◆ What the task asks
Give the data below again exactly as written, without its pictures.

◆ Given material

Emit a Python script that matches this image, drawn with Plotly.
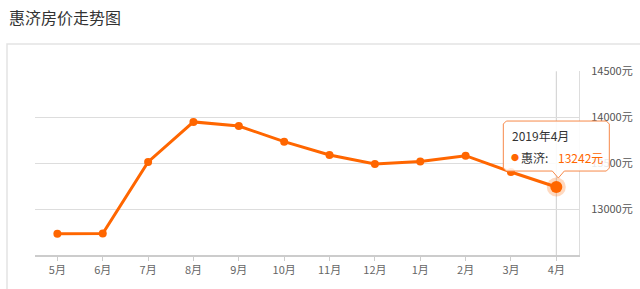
import plotly.graph_objects as go

months = ["5月", "6月", "7月", "8月", "9月", "10月", "11月", "12月", "1月", "2月", "3月", "4月"]
prices = [12735, 12737, 13515, 13950, 13905, 13735, 13590, 13492, 13520, 13583, 13405, 13242]
y_ticks = [13000, 13500, 14000, 14500]
y_range = [12500, 14500]
title_text = "惠济房价走势图"
series_name = "惠济"
tooltip_year = "2019年"

ORANGE = "#ff6600"
FONT = "Microsoft YaHei, Noto Sans CJK SC, sans-serif"
W, H = 640, 289

fig = go.Figure()
fig.add_trace(go.Scatter(
    x=months, y=prices, mode="lines+markers",
    line=dict(color=ORANGE, width=3),
    marker=dict(color=ORANGE, size=8),
    hoverinfo="skip", showlegend=False,
))
# highlighted last point (halo + dot)
fig.add_trace(go.Scatter(
    x=[months[-1]], y=[prices[-1]], mode="markers",
    marker=dict(color="rgba(255,102,0,0.25)", size=19),
    hoverinfo="skip", showlegend=False,
))
fig.add_trace(go.Scatter(
    x=[months[-1]], y=[prices[-1]], mode="markers",
    marker=dict(color=ORANGE, size=12),
    hoverinfo="skip", showlegend=False,
))

x0d, x1d = 34.7 / W, 579.0 / W
y0d, y1d = (H - 255.3) / H, (H - 71.3) / H

# paper position of the highlighted point (for the tooltip decoration)
n = len(months)
ax_px = x0d + (n - 1 + 0.5) / n * (x1d - x0d)
ay_px = y0d + (prices[-1] - y_range[0]) / (y_range[1] - y_range[0]) * (y1d - y0d)

shapes = [
    # card border
    dict(type="rect", xref="paper", yref="paper",
         x0=7 / W, x1=660 / W, y0=-0.2, y1=1 - 44 / H,
         line=dict(color="#e3e3e3", width=1.5), fillcolor="rgba(0,0,0,0)", layer="below"),
    # crosshair
    dict(type="line", xref="x", yref="y domain", x0=months[-1], x1=months[-1], y0=0, y1=1,
         line=dict(color="#cfcfcf", width=1), layer="below"),
    # tooltip box with pointer (pixel offsets from the highlighted point)
    dict(type="path", xref="paper", yref="paper", xsizemode="pixel", ysizemode="pixel",
         xanchor=ax_px, yanchor=ay_px,
         path="M -50,66 L 50,66 L 53,63 L 53,19 L 50,16 L 8,16 L 2,9 L -4,16 "
              "L -50,16 L -53,19 L -53,63 Z",
         line=dict(color="#f7894a", width=1), fillcolor="rgba(255,255,255,0.88)", layer="above"),
]

annotations = [
    dict(text=title_text, xref="paper", yref="paper", x=7 / W, y=1 - 17 / H,
         xanchor="left", yanchor="middle", showarrow=False,
         font=dict(family=FONT, size=16, color="#333333")),
    dict(text=f"{tooltip_year}{months[-1]}", xref="x", yref="y", x=months[-1], y=prices[-1],
         xshift=-46.5, yshift=52, xanchor="left", yanchor="middle", showarrow=False,
         font=dict(family=FONT, size=12, color="#333333")),
    dict(text="●", xref="x", yref="y", x=months[-1], y=prices[-1],
         xshift=-47, yshift=30, xanchor="left", yanchor="middle", showarrow=False,
         font=dict(family=FONT, size=8, color=ORANGE)),
    dict(text=f"{series_name}:", xref="x", yref="y", x=months[-1], y=prices[-1],
         xshift=-37, yshift=30, xanchor="left", yanchor="middle", showarrow=False,
         font=dict(family=FONT, size=12, color="#333333")),
    dict(text=f"{prices[-1]}元", xref="x", yref="y", x=months[-1], y=prices[-1],
         xshift=0, yshift=30, xanchor="left", yanchor="middle", showarrow=False,
         font=dict(family=FONT, size=12, color=ORANGE)),
]

fig.update_layout(
    width=W, height=H, margin=dict(l=0, r=0, t=0, b=0, pad=0, autoexpand=False),
    paper_bgcolor="white", plot_bgcolor="white",
    font=dict(family=FONT, size=11, color="#666666"),
    shapes=shapes, annotations=annotations,
    xaxis=dict(type="category", domain=[x0d, x1d], range=[-0.5, n - 0.5],
               automargin=False,
               showgrid=False, showline=True, linecolor="#cccccc", linewidth=1.5,
               ticks="outside", ticklen=4, tickcolor="#cccccc",
               tickfont=dict(size=11, color="#666666"), zeroline=False, fixedrange=True),
    yaxis=dict(domain=[y0d, y1d], range=y_range, side="right", automargin=False,
               tickvals=y_ticks, ticktext=[f"{v}元" for v in y_ticks],
               showgrid=True, gridcolor="#dddddd", gridwidth=1,
               showline=True, linecolor="#dddddd", linewidth=1,
               ticks="", ticklabelstandoff=9,
               tickfont=dict(size=11, color="#555555"), zeroline=False, fixedrange=True),
)

fig.write_html("out.html")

◆ Task solution
Emit a Python script that matches this image, drawn with Plotly.
import plotly.graph_objects as go

months = ["5月", "6月", "7月", "8月", "9月", "10月", "11月", "12月", "1月", "2月", "3月", "4月"]
prices = [12735, 12737, 13515, 13950, 13905, 13735, 13590, 13492, 13520, 13583, 13405, 13242]
y_ticks = [13000, 13500, 14000, 14500]
y_range = [12500, 14500]
title_text = "惠济房价走势图"
series_name = "惠济"
tooltip_year = "2019年"

ORANGE = "#ff6600"
FONT = "Microsoft YaHei, Noto Sans CJK SC, sans-serif"
W, H = 640, 289

fig = go.Figure()
fig.add_trace(go.Scatter(
    x=months, y=prices, mode="lines+markers",
    line=dict(color=ORANGE, width=3),
    marker=dict(color=ORANGE, size=8),
    hoverinfo="skip", showlegend=False,
))
# highlighted last point (halo + dot)
fig.add_trace(go.Scatter(
    x=[months[-1]], y=[prices[-1]], mode="markers",
    marker=dict(color="rgba(255,102,0,0.25)", size=19),
    hoverinfo="skip", showlegend=False,
))
fig.add_trace(go.Scatter(
    x=[months[-1]], y=[prices[-1]], mode="markers",
    marker=dict(color=ORANGE, size=12),
    hoverinfo="skip", showlegend=False,
))

x0d, x1d = 34.7 / W, 579.0 / W
y0d, y1d = (H - 255.3) / H, (H - 71.3) / H

# paper position of the highlighted point (for the tooltip decoration)
n = len(months)
ax_px = x0d + (n - 1 + 0.5) / n * (x1d - x0d)
ay_px = y0d + (prices[-1] - y_range[0]) / (y_range[1] - y_range[0]) * (y1d - y0d)

shapes = [
    # card border
    dict(type="rect", xref="paper", yref="paper",
         x0=7 / W, x1=660 / W, y0=-0.2, y1=1 - 44 / H,
         line=dict(color="#e3e3e3", width=1.5), fillcolor="rgba(0,0,0,0)", layer="below"),
    # crosshair
    dict(type="line", xref="x", yref="y domain", x0=months[-1], x1=months[-1], y0=0, y1=1,
         line=dict(color="#cfcfcf", width=1), layer="below"),
    # tooltip box with pointer (pixel offsets from the highlighted point)
    dict(type="path", xref="paper", yref="paper", xsizemode="pixel", ysizemode="pixel",
         xanchor=ax_px, yanchor=ay_px,
         path="M -50,66 L 50,66 L 53,63 L 53,19 L 50,16 L 8,16 L 2,9 L -4,16 "
              "L -50,16 L -53,19 L -53,63 Z",
         line=dict(color="#f7894a", width=1), fillcolor="rgba(255,255,255,0.88)", layer="above"),
]

annotations = [
    dict(text=title_text, xref="paper", yref="paper", x=7 / W, y=1 - 17 / H,
         xanchor="left", yanchor="middle", showarrow=False,
         font=dict(family=FONT, size=16, color="#333333")),
    dict(text=f"{tooltip_year}{months[-1]}", xref="x", yref="y", x=months[-1], y=prices[-1],
         xshift=-46.5, yshift=52, xanchor="left", yanchor="middle", showarrow=False,
         font=dict(family=FONT, size=12, color="#333333")),
    dict(text="●", xref="x", yref="y", x=months[-1], y=prices[-1],
         xshift=-47, yshift=30, xanchor="left", yanchor="middle", showarrow=False,
         font=dict(family=FONT, size=8, color=ORANGE)),
    dict(text=f"{series_name}:", xref="x", yref="y", x=months[-1], y=prices[-1],
         xshift=-37, yshift=30, xanchor="left", yanchor="middle", showarrow=False,
         font=dict(family=FONT, size=12, color="#333333")),
    dict(text=f"{prices[-1]}元", xref="x", yref="y", x=months[-1], y=prices[-1],
         xshift=0, yshift=30, xanchor="left", yanchor="middle", showarrow=False,
         font=dict(family=FONT, size=12, color=ORANGE)),
]

fig.update_layout(
    width=W, height=H, margin=dict(l=0, r=0, t=0, b=0, pad=0, autoexpand=False),
    paper_bgcolor="white", plot_bgcolor="white",
    font=dict(family=FONT, size=11, color="#666666"),
    shapes=shapes, annotations=annotations,
    xaxis=dict(type="category", domain=[x0d, x1d], range=[-0.5, n - 0.5],
               automargin=False,
               showgrid=False, showline=True, linecolor="#cccccc", linewidth=1.5,
               ticks="outside", ticklen=4, tickcolor="#cccccc",
               tickfont=dict(size=11, color="#666666"), zeroline=False, fixedrange=True),
    yaxis=dict(domain=[y0d, y1d], range=y_range, side="right", automargin=False,
               tickvals=y_ticks, ticktext=[f"{v}元" for v in y_ticks],
               showgrid=True, gridcolor="#dddddd", gridwidth=1,
               showline=True, linecolor="#dddddd", linewidth=1,
               ticks="", ticklabelstandoff=9,
               tickfont=dict(size=11, color="#555555"), zeroline=False, fixedrange=True),
)

fig.write_html("out.html")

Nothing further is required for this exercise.